EXERCISE GOAL:
Set the lines down again exactly, first line through the line that contains "var yMax = 900, yInterval = 100;", with no pictures.

(begin)

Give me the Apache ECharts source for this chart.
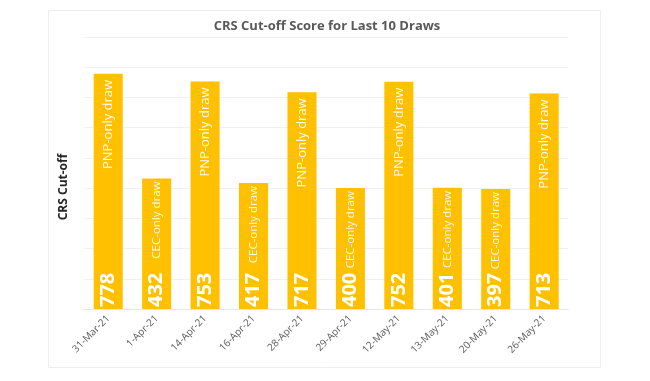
<!DOCTYPE html>
<html>
<head>
<meta charset="utf-8">
<script src="https://cdn.jsdelivr.net/npm/echarts@6/dist/echarts.min.js"></script>
<style>html,body{margin:0;padding:0;background:#fff;}#c{width:650px;height:381px;}</style>
</head>
<body>
<div id="c"></div>
<script>
var categories = ['31-Mar-21','1-Apr-21','14-Apr-21','16-Apr-21','28-Apr-21','29-Apr-21','12-May-21','13-May-21','20-May-21','26-May-21'];
var scores = [778, 432, 753, 417, 717, 400, 752, 401, 397, 713];
var drawTypes = ['PNP-only draw','CEC-only draw','PNP-only draw','CEC-only draw','PNP-only draw','CEC-only draw','PNP-only draw','CEC-only draw','CEC-only draw','PNP-only draw'];
var yMax = 900, yInterval = 100;

var chart = echarts.init(document.getElementById('c'));
var font = "'Open Sans', 'Liberation Sans', sans-serif";
var noteData = scores.map(function (v, i) {
  var pnp = drawTypes[i].indexOf('PNP') === 0;
  return {value: v, label: {fontSize: pnp ? 13 : 11.5, distance: pnp ? 6 : 3}};
});
chart.setOption({
  animation: false,
  backgroundColor: '#fff',
  graphic: [{
    type: 'rect', left: 46, top: 8, shape: {width: 552, height: 357},
    style: {fill: 'none', stroke: '#eeeeee', lineWidth: 1}, silent: true, z: -1
  }],
  title: {
    text: 'CRS Cut-off Score for Last 10 Draws',
    left: 322, top: 15, textAlign: 'center',
    textStyle: {fontFamily: font, fontSize: 13, fontWeight: 'bold', color: '#595959'}
  },
  grid: {left: 84, width: 484.4, top: 37, bottom: 72, containLabel: false},
  xAxis: {
    type: 'category', data: categories,
    axisLine: {show: true, lineStyle: {color: '#e6e6e6'}},
    axisTick: {show: false},
    axisLabel: {rotate: 45, interval: 0, fontFamily: font, fontSize: 10, color: '#595959', margin: 8}
  },
  yAxis: {
    type: 'value', min: 0, max: yMax, interval: yInterval,
    name: 'CRS Cut-off', nameLocation: 'middle', nameGap: 14, nameRotate: 90,
    nameTextStyle: {fontFamily: font, fontSize: 12, fontWeight: 'bold', color: '#262626', padding: [0, 0, 0, -28]},
    axisLabel: {show: false},
    axisLine: {show: false}, axisTick: {show: false},
    splitLine: {lineStyle: {color: '#f0f0f0'}}
  },
  series: [{
    type: 'bar', data: scores, barWidth: '60%',
    itemStyle: {color: '#FFC000'},
    label: {
      show: true, position: 'insideBottom', rotate: 90, align: 'left', verticalAlign: 'middle',
      distance: 2, fontFamily: font, fontSize: 20, fontWeight: 'bold', color: '#fff'
    }
  }, {
    type: 'bar', data: noteData, barWidth: '60%', barGap: '-100%',
    itemStyle: {color: 'rgba(0,0,0,0)'},
    label: {
      show: true, position: 'insideTop', rotate: 90, align: 'right', verticalAlign: 'middle',
      fontFamily: font, color: 'rgba(255,255,255,0.92)',
      formatter: function (p) { return drawTypes[p.dataIndex]; }
    }
  }]
});
</script>
</body>
</html>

(end)

RESPONSE BELOW:
Give me the Apache ECharts source for this chart.
<!DOCTYPE html>
<html>
<head>
<meta charset="utf-8">
<script src="https://cdn.jsdelivr.net/npm/echarts@6/dist/echarts.min.js"></script>
<style>html,body{margin:0;padding:0;background:#fff;}#c{width:650px;height:381px;}</style>
</head>
<body>
<div id="c"></div>
<script>
var categories = ['31-Mar-21','1-Apr-21','14-Apr-21','16-Apr-21','28-Apr-21','29-Apr-21','12-May-21','13-May-21','20-May-21','26-May-21'];
var scores = [778, 432, 753, 417, 717, 400, 752, 401, 397, 713];
var drawTypes = ['PNP-only draw','CEC-only draw','PNP-only draw','CEC-only draw','PNP-only draw','CEC-only draw','PNP-only draw','CEC-only draw','CEC-only draw','PNP-only draw'];
var yMax = 900, yInterval = 100;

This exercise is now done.